桂川通信コメント
桂川通信コメント
作成日:2016/01/16
消費者庁を徳島に?



 面白い話が入ってきました。
 自公政権が例の「地方創生」の一環として「消費者庁」を東京から徳島に移転させる方針を掲げた、というニュースです。一気に噴き出る反対論。私の感想は「反対論にめげず、移転構想はどんどん進めて欲しい。それが官僚やマスコミの抵抗を突き破る政治の役割ではないか。もっとも、構想は9割以上ポシャるだろうけど」といったところです。

 「地方創生」の目玉の一つだという「政府関係機関の地方移転」構想を踏まえた昨年末の徳島県知事の要請がきっかけのようです。

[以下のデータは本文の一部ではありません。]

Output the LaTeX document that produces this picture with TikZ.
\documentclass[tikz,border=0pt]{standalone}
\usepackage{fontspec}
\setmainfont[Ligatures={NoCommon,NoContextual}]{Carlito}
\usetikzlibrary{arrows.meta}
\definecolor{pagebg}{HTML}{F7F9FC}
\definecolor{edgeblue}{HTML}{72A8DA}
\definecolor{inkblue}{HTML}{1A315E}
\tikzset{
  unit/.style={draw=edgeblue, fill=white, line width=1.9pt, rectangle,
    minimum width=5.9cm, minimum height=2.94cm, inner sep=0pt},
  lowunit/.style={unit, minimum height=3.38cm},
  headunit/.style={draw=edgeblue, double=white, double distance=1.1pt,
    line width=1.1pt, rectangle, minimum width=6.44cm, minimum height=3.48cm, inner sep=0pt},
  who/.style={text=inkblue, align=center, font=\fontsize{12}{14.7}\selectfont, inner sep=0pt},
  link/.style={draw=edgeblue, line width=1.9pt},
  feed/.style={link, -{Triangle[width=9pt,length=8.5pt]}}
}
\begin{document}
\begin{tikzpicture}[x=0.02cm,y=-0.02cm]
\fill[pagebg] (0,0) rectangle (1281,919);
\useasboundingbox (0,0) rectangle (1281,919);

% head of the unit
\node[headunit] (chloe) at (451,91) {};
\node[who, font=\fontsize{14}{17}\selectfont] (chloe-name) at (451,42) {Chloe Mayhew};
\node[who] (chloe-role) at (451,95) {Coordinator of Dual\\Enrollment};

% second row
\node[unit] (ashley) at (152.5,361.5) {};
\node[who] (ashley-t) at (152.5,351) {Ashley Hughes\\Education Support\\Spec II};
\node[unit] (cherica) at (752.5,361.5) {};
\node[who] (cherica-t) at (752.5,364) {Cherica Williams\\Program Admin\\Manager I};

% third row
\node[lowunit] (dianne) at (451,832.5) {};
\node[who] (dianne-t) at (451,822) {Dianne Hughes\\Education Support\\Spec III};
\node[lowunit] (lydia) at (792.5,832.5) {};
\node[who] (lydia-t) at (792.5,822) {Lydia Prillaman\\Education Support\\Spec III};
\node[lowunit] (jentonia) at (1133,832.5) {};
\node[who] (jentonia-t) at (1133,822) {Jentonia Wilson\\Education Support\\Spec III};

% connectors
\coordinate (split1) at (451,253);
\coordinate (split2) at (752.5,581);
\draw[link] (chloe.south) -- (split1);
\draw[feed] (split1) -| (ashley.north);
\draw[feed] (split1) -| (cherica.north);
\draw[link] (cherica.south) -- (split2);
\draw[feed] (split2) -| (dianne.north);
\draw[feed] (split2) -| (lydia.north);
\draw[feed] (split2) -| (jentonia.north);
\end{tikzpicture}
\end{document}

これに対し、河野太郎担当大臣が今週12日の閣議後会見で「非常に可能性のある提案」と前向きに受け止める旨、表明。たちどころに主だった消費者関係団体の全部と日弁連が反対を表明した、という流れになっています。河野大臣はそれでも屈せず、消費者庁長官らを1週間ほど徳島に「出張」させて現地の様子を見させる、という展開。このあたり、体質的におかしいのか、私には面白くてたまりません。

 消費者庁は「消費者行政の一元化」を目的に2009年にできたばかりの政府機関。いわば「国民の側に立つ行政の司令塔」であり、在京の関係団体にとっては(ひらたくいえば)遠方に移転されると行き来が大変だ、国会からの呼び出しにも即応できない、といったところが反対論の眼目のようです。また、ネットには省庁の方々は「都落ち」にウンとは言わないだろう、という声が出ている一方、「なんで徳島くんだりに」という禁句はまだ前面には出ていないようです。

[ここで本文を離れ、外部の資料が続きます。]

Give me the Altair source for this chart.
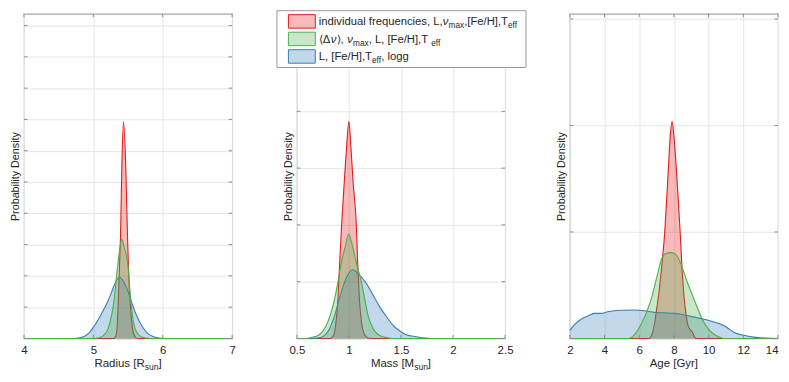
import altair as alt
import pandas as pd

FONT = "Liberation Sans"
TEXT_COLOR = "#262626"
GRID_COLOR = "#e6e6e6"
TICK_COLOR = "#8c8c8c"

# ---------------- data ----------------
series_keys = ["freq", "dnu", "classic"]
series_colors = {"freq": "#e41a1c", "dnu": "#4daf4a", "classic": "#377eb8"}
draw_order = ["freq", "classic", "dnu"]

# Radius panel
radius_freq_x = [4.0, 5.29, 5.32, 5.34, 5.36, 5.38, 5.392, 5.41, 5.435, 5.468, 5.492, 5.51, 5.531, 5.55, 5.57, 5.6, 5.63, 7.0]
radius_freq_y = [0, 0, 0.05, 0.3, 1.2, 2.5, 3.3, 5.42, 6.93, 5.42, 3.3, 2.0, 1.18, 0.6, 0.25, 0.06, 0, 0]
radius_dnu_x = [4.0, 5.0, 5.08, 5.14, 5.2, 5.25, 5.3, 5.345, 5.38, 5.41, 5.44, 5.5, 5.54, 5.58, 5.62, 5.68, 5.75, 5.82, 7.0]
radius_dnu_y = [0, 0, 0.02, 0.08, 0.25, 0.6, 1.25, 2.2, 2.85, 3.18, 2.95, 2.3, 1.2, 0.5, 0.22, 0.07, 0.015, 0, 0]
radius_classic_x = [4.0, 4.72, 4.8, 4.88, 4.95, 5.02, 5.1, 5.18, 5.25, 5.31, 5.373, 5.44, 5.5, 5.56, 5.62, 5.7, 5.78, 5.86, 5.95, 6.02, 7.0]
radius_classic_y = [0, 0, 0.02, 0.08, 0.2, 0.42, 0.72, 1.05, 1.4, 1.75, 1.95, 1.8, 1.5, 1.1, 0.75, 0.4, 0.17, 0.06, 0.01, 0, 0]

# Mass panel
mass_freq_x = [0.5, 0.82, 0.848, 0.873, 0.895, 0.91, 0.93, 0.955, 0.975, 1.0, 1.02, 1.04, 1.071, 1.085, 1.1, 1.125, 1.16, 1.2, 2.5]
mass_freq_y = [0, 0, 0.04, 0.24, 0.71, 1.29, 2.0, 2.75, 3.3, 3.82, 3.35, 2.75, 2.0, 1.29, 0.71, 0.24, 0.04, 0, 0]
mass_dnu_x = [0.5, 0.6, 0.624, 0.704, 0.768, 0.822, 0.864, 0.895, 0.928, 0.96, 0.998, 1.04, 1.077, 1.119, 1.15, 1.182, 1.23, 1.294, 1.374, 1.42, 2.5]
mass_dnu_y = [0, 0, 0.01, 0.05, 0.18, 0.415, 0.71, 1.0, 1.35, 1.58, 1.84, 1.58, 1.29, 1.0, 0.71, 0.415, 0.18, 0.05, 0.01, 0, 0]
mass_classic_x = [0.5, 0.66, 0.69, 0.75, 0.816, 0.864, 0.91, 0.96, 1.033, 1.1, 1.167, 1.23, 1.294, 1.36, 1.42, 1.486, 1.55, 1.645, 1.74, 1.8, 2.5]
mass_classic_y = [0, 0, 0.005, 0.035, 0.18, 0.415, 0.71, 1.0, 1.21, 1.12, 0.97, 0.77, 0.56, 0.386, 0.24, 0.135, 0.065, 0.03, 0.005, 0, 0]

# Age panel
age_freq_x = [2.0, 6.55, 6.8, 7.0, 7.15, 7.3, 7.47, 7.58, 7.68, 7.79, 7.89, 8.0, 8.14, 8.25, 8.36, 8.47, 8.58, 8.68, 8.8, 8.95, 9.06, 9.2, 9.3, 14.0]
age_freq_y = [0, 0, 0.07, 0.27, 0.45, 0.68, 1.0, 1.3, 1.59, 1.9, 2.04, 1.9, 1.59, 1.3, 1.0, 0.65, 0.4, 0.25, 0.13, 0.08, 0.06, 0.01, 0, 0]
age_dnu_x = [2.0, 5.4, 5.5, 5.8, 6.1, 6.48, 6.76, 7.05, 7.3, 7.55, 7.82, 8.0, 8.2, 8.49, 8.77, 9.06, 9.35, 9.63, 10.0, 10.4, 10.9, 14.0]
age_dnu_y = [0, 0, 0.005, 0.05, 0.13, 0.27, 0.41, 0.6, 0.75, 0.8, 0.806, 0.8, 0.77, 0.66, 0.53, 0.41, 0.29, 0.18, 0.085, 0.03, 0, 0]
age_classic_x = [2.0, 2.27, 2.65, 3.04, 3.42, 3.8, 4.19, 4.57, 5.14, 5.72, 6.3, 6.87, 7.45, 8.02, 8.6, 9.17, 9.75, 10.3, 10.9, 11.26, 11.55, 12.0, 12.6, 13.35, 14.0]
age_classic_y = [0.075, 0.13, 0.18, 0.21, 0.235, 0.235, 0.25, 0.26, 0.265, 0.267, 0.26, 0.245, 0.24, 0.235, 0.22, 0.2, 0.18, 0.155, 0.12, 0.08, 0.05, 0.03, 0.012, 0.003, 0]

# axes
radius_xticks = [4, 5, 6, 7]
mass_xticks = [0.5, 1, 1.5, 2, 2.5]
age_xticks = [2, 4, 6, 8, 10, 12, 14]
radius_yticks = list(range(0, 11))
mass_yticks = list(range(0, 6))
age_yticks = list(range(0, 4))
radius_ytop = 10.38
mass_ytop = 5.72
age_ytop = 3.05

y_title = "Probability Density"
# x titles as (text, fontsize, baseline shift, style) pieces
radius_title = [("Radius [R", 11.5, 0, "normal"), ("sun", 8.5, 3, "normal"), ("]", 11.5, 0, "normal")]
mass_title = [("Mass [M", 11.5, 0, "normal"), ("sun", 8.5, 3, "normal"), ("]", 11.5, 0, "normal")]
age_title = [("Age [Gyr]", 11.5, 0, "normal")]

legend_rows = [
    [("individual frequencies, L,", 11.3, 0, "normal"), ("ν", 11.3, 0, "italic"), ("max", 8.3, 3, "normal"),
     (",[Fe/H],T", 11.3, 0, "normal"), ("eff", 8.3, 3, "normal")],
    [("⟨Δ", 11.3, 0, "normal"), ("ν", 11.3, 0, "italic"), ("⟩, ", 11.3, 0, "normal"), ("ν", 11.3, 0, "italic"),
     ("max", 8.3, 3, "normal"), (", L,  [Fe/H],T", 11.3, 0, "normal"), ("eff", 8.3, 3, "normal")],
    [("L, [Fe/H],T", 11.3, 0, "normal"), ("eff", 8.3, 3, "normal"), (", logg", 11.3, 0, "normal")],
]
legend_keys = ["freq", "dnu", "classic"]

# ---------------- helpers ----------------
W, H = 209, 326

CW = {' ': .278, ',': .278, '.': .278, '[': .278, ']': .278, '/': .278, '(': .333, ')': .333,
      'A': .667, 'B': .667, 'C': .722, 'D': .722, 'E': .667, 'F': .611, 'G': .778, 'H': .722,
      'I': .278, 'L': .556, 'M': .833, 'R': .722, 'T': .611,
      'a': .556, 'b': .556, 'c': .5, 'd': .556, 'e': .556, 'f': .278, 'g': .556, 'h': .556,
      'i': .222, 'j': .222, 'k': .5, 'l': .222, 'm': .833, 'n': .556, 'o': .556, 'p': .556,
      'q': .556, 'r': .333, 's': .5, 't': .278, 'u': .556, 'v': .5, 'w': .722, 'x': .5,
      'y': .5, 'z': .5, 'ν': .52, 'Δ': .667, '⟨': .39, '⟩': .39}


def twidth(s, size):
    return sum(CW.get(c, .556) for c in s) * size


def text_run(pieces, x0, baseline):
    out = []
    cx = x0
    for txt, size, dy, style in pieces:
        out.append(
            alt.Chart(pd.DataFrame({"t": [txt]}))
            .mark_text(align="left", baseline="alphabetic", font=FONT, fontSize=size,
                       fontStyle=style, color=TEXT_COLOR)
            .encode(text="t:N", x=alt.value(cx), y=alt.value(baseline + dy))
        )
        cx += twidth(txt, size)
    return out


def centered_run(pieces, center, baseline):
    total = sum(twidth(t, s) for t, s, _, _ in pieces)
    return text_run(pieces, center - total / 2, baseline)


def panel(xs, ys, xdom, xticks, ytop, yticks, title_pieces, legend=False, last_right=False):
    rows = []
    for key in series_keys:
        for x, y in zip(xs[key], ys[key]):
            rows.append({"x": x, "y": y, "s": key})
    df = pd.DataFrame(rows)
    axis_kw = dict(values=xticks, title=None, format="~g", ticks=False, domain=False,
                   labelFlush=False, labelPadding=6, labelFontSize=11.5,
                   labelFont=FONT, labelColor=TEXT_COLOR, gridColor=GRID_COLOR)
    if last_right:
        axis_kw["labelAlign"] = alt.condition(f"datum.value == {xticks[-1]}",
                                              alt.value("right"), alt.value("center"))
    xenc = alt.X("x:Q", scale=alt.Scale(domain=xdom, nice=False, zero=False),
                 axis=alt.Axis(**axis_kw))
    yenc = alt.Y("y:Q", scale=alt.Scale(domain=[0, ytop], nice=False, zero=True),
                 axis=alt.Axis(values=yticks, title=y_title, labels=False, ticks=False, domain=False,
                               titlePadding=3.5, titleFont=FONT, titleFontSize=10.8,
                               titleFontWeight="normal", titleColor=TEXT_COLOR, gridColor=GRID_COLOR))
    base = alt.Chart(df)
    layers = []
    for key in draw_order:
        col = series_colors[key]
        sub = base.transform_filter(alt.datum.s == key)
        layers.append(sub.mark_area(fill=col, fillOpacity=0.3, interpolate="monotone")
                      .encode(x=xenc, y=yenc))
        layers.append(sub.mark_line(stroke=col, strokeWidth=1.1, interpolate="monotone")
                      .encode(x=xenc, y=yenc))
    # inward tick marks on all four sides
    ytick_df = pd.DataFrame({"y": yticks})
    xtick_df = pd.DataFrame({"x": xticks})
    for a, b in [(0, 3.5), (W - 3.5, W)]:
        layers.append(alt.Chart(ytick_df).mark_rule(color=TICK_COLOR, strokeWidth=1)
                      .encode(y=yenc, x=alt.value(a), x2=alt.value(b)))
    for a, b in [(H - 3.5, H), (0, 3.5)]:
        layers.append(alt.Chart(xtick_df).mark_rule(color=TICK_COLOR, strokeWidth=1)
                      .encode(x=xenc, y=alt.value(a), y2=alt.value(b)))
    layers += centered_run(title_pieces, W / 2, H + 29)
    if legend:
        layers.append(
            alt.Chart(pd.DataFrame({"a": [0]}))
            .mark_rect(fill="white", stroke="#9a9a9a", strokeWidth=1)
            .encode(x=alt.value(-20), x2=alt.value(230), y=alt.value(-3), y2=alt.value(54))
        )
        for i, (key, row) in enumerate(zip(legend_keys, legend_rows)):
            col = series_colors[key]
            top = 1 + i * 17.6
            layers.append(
                alt.Chart(pd.DataFrame({"s": [key]}))
                .mark_rect(fill=col, fillOpacity=0.3, stroke=col, strokeWidth=1)
                .encode(x=alt.value(-8.5), x2=alt.value(18.5), y=alt.value(top), y2=alt.value(top + 13.5))
            )
            layers += text_run(row, 22, top + 10.5)
    return alt.layer(*layers).properties(width=W, height=H)


p_radius = panel(
    {"freq": radius_freq_x, "dnu": radius_dnu_x, "classic": radius_classic_x},
    {"freq": radius_freq_y, "dnu": radius_dnu_y, "classic": radius_classic_y},
    [4, 7], radius_xticks, radius_ytop, radius_yticks, radius_title)
p_mass = panel(
    {"freq": mass_freq_x, "dnu": mass_dnu_x, "classic": mass_classic_x},
    {"freq": mass_freq_y, "dnu": mass_dnu_y, "classic": mass_classic_y},
    [0.5, 2.5], mass_xticks, mass_ytop, mass_yticks, mass_title, legend=True)
p_age = panel(
    {"freq": age_freq_x, "dnu": age_dnu_x, "classic": age_classic_x},
    {"freq": age_freq_y, "dnu": age_dnu_y, "classic": age_classic_y},
    [2, 14], age_xticks, age_ytop, age_yticks, age_title, last_right=True)

chart = (
    alt.hconcat(p_radius, p_mass, p_age, spacing=65, bounds="flush")
    .properties(padding={"left": 0, "top": 0, "right": 0, "bottom": 0}, background="white")
    .configure_view(stroke="#a6a6a6", strokeWidth=1.1)
)

chart.save("out.html", embed_options={"renderer": "svg", "actions": False})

 なぜ私がこのニュースを面白がるかというと、前職時代のバブル景気のころから本格化した「首都機能移転構想」に興味を持ち、多くの方に教わり、自分でも調べて、書いたり、市民講座の講師として話したりしてきた、といういきさつがあるからです。

 遷都論や首都機能移転論はだいぶ前から提言が繰り返されています。1992年には「国会等移転法」も成立しました。それでも、一部機関が埼玉や神奈川などの近所に引っ越ししたほかは、事態はほとんど変わっていません。霞が関の省庁庁舎の新増築も盛んです。省庁の方々および、私もかつては末席に連なっていた在京のマスコミが本音部分で相手にしていない、必要性を認めていない、地理的にみても東京がセンターであることに何の問題もない、という構えを変えていないからです。

 今回のニュースでは徳島以外にも、京都が文化庁の移転を求めているという府知事の動きが並記されています。むかしからの話です。アジア重視を意識して外務省を福岡に、むかしの商都・大阪に通産省(現経産省)を、といったあたりが何度も出ては消えていますから、今回もその蒸し返しでは、とも思えてきます。そういえば、京都はむかしは文化庁ではなく、文部省(現文部科学省)本体を引っ張って来よう、という話でした。

 消費者庁移転の反対論に対しては、テレビ会議の活用や、国会対策のための消費者庁東京事務所(分室)を開くなどのアイデアも出ています(直に向き合わないテレビ会議は、報告の交換はできても、会議にはなりませんが)。しかし、私は延々と続いているカラ騒ぎを多少なりとも知っていますので、繰り返しますが、徳島への移転構想はムリだろう、と見込んでいます。文化庁の京都移転あたりは騒ぎの「落としどころ」として日の目をみる可能性ゼロではない、とは推測するものの、そうなると今度はこんな話をつい思い出してしまいます。

 明治維新で首都が、皇室もろとも京都から東京に移ったのは、政治・行政の中央集権化を図ろうとした近代国家としての必要性と同時に、京都側の事情が絡んでいた。保守的・閉鎖的で裏表のある「いけず」な気風が残っていた京都を、進取の気性に富んだ維新政府が嫌ったからだ――。